Objective
Copy exactly the lines from the line containing "Give me the Altair source for this chart." to the line containing "import pandas as pd", both lines included, and omit any pictures.

Supplied material
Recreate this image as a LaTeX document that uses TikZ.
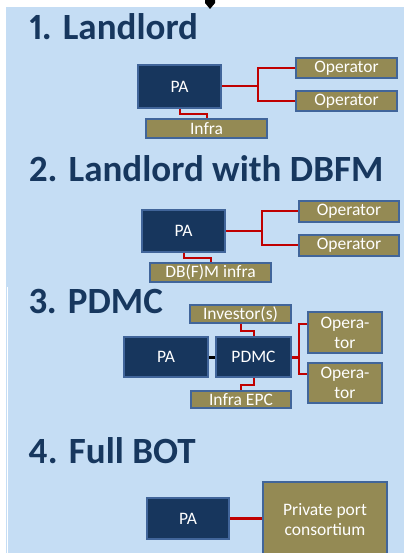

...

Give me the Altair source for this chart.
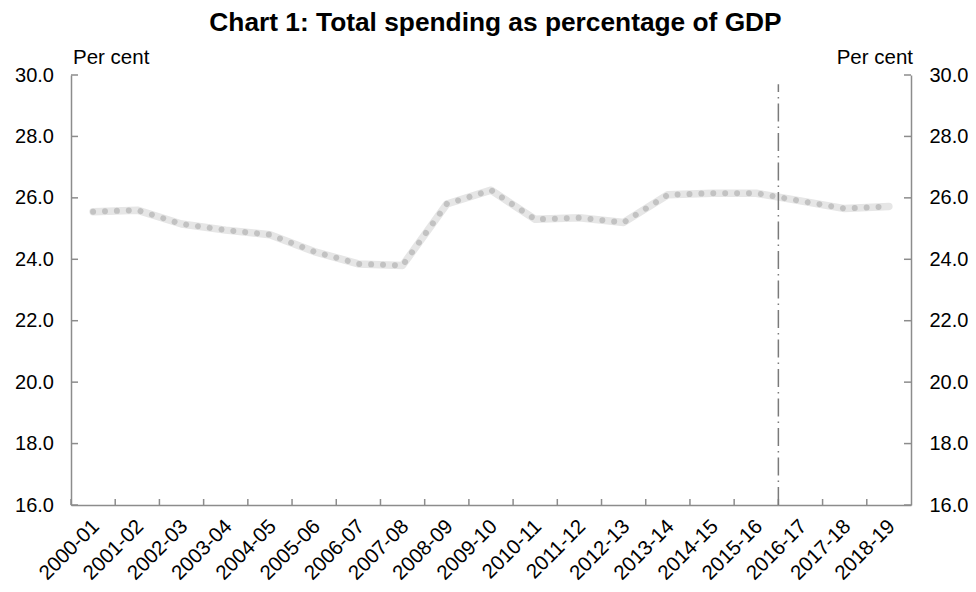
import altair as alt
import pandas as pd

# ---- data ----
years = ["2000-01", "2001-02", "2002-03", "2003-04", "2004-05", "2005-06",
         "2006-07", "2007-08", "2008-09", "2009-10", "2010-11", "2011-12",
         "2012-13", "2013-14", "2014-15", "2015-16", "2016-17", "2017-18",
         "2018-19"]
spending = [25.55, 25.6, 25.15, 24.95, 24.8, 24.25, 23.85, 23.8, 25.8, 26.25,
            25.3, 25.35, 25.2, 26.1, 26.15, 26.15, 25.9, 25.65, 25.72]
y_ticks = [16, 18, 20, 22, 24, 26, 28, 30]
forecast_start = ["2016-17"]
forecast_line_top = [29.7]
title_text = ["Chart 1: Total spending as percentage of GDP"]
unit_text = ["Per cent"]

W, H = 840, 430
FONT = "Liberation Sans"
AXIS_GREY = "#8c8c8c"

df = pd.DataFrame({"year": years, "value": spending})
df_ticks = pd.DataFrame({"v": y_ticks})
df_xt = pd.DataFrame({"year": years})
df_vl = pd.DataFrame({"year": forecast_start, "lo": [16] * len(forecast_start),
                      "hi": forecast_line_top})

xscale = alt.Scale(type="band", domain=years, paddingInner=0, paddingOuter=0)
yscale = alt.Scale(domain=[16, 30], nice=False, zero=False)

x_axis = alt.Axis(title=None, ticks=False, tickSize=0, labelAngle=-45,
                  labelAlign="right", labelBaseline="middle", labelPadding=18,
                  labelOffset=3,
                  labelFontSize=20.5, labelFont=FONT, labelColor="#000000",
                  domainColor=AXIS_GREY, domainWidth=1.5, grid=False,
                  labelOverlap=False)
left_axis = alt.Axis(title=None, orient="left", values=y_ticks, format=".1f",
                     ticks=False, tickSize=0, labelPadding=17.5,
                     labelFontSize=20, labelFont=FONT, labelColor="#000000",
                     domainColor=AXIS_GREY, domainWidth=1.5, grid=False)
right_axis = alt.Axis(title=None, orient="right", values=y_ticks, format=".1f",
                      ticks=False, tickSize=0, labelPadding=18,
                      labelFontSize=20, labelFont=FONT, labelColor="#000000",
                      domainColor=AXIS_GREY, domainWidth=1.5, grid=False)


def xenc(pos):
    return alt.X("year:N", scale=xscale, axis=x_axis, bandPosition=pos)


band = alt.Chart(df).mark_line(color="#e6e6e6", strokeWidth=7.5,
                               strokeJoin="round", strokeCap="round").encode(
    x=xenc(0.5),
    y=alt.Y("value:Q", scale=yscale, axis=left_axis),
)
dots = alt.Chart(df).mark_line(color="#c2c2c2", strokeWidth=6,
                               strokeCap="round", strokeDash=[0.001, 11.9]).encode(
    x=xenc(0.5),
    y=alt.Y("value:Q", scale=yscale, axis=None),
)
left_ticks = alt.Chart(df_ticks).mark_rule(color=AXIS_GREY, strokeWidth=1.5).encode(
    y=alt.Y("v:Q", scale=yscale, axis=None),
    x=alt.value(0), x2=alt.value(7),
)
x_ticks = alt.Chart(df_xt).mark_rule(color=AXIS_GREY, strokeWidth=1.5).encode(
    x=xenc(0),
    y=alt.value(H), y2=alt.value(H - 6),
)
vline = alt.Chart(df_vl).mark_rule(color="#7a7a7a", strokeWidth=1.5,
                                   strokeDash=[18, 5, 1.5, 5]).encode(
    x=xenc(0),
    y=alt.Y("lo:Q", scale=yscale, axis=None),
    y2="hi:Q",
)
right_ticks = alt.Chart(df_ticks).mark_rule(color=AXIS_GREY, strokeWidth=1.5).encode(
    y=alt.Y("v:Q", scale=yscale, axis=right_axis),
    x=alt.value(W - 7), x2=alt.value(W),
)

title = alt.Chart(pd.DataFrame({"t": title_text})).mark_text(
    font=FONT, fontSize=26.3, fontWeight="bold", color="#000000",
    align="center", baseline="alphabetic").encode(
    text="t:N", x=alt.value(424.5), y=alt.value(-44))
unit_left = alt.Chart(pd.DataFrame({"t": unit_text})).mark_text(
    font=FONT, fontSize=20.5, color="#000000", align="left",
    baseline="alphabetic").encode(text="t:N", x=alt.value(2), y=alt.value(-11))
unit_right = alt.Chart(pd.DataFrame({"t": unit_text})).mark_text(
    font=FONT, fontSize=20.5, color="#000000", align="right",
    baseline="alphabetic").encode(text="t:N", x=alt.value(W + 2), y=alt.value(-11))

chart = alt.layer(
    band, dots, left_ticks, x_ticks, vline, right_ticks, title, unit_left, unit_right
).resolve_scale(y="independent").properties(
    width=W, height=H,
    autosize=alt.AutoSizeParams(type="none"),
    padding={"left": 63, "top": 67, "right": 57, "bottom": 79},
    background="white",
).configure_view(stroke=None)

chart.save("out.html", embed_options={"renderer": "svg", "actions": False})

Exercise result
Give me the Altair source for this chart.
import altair as alt
import pandas as pd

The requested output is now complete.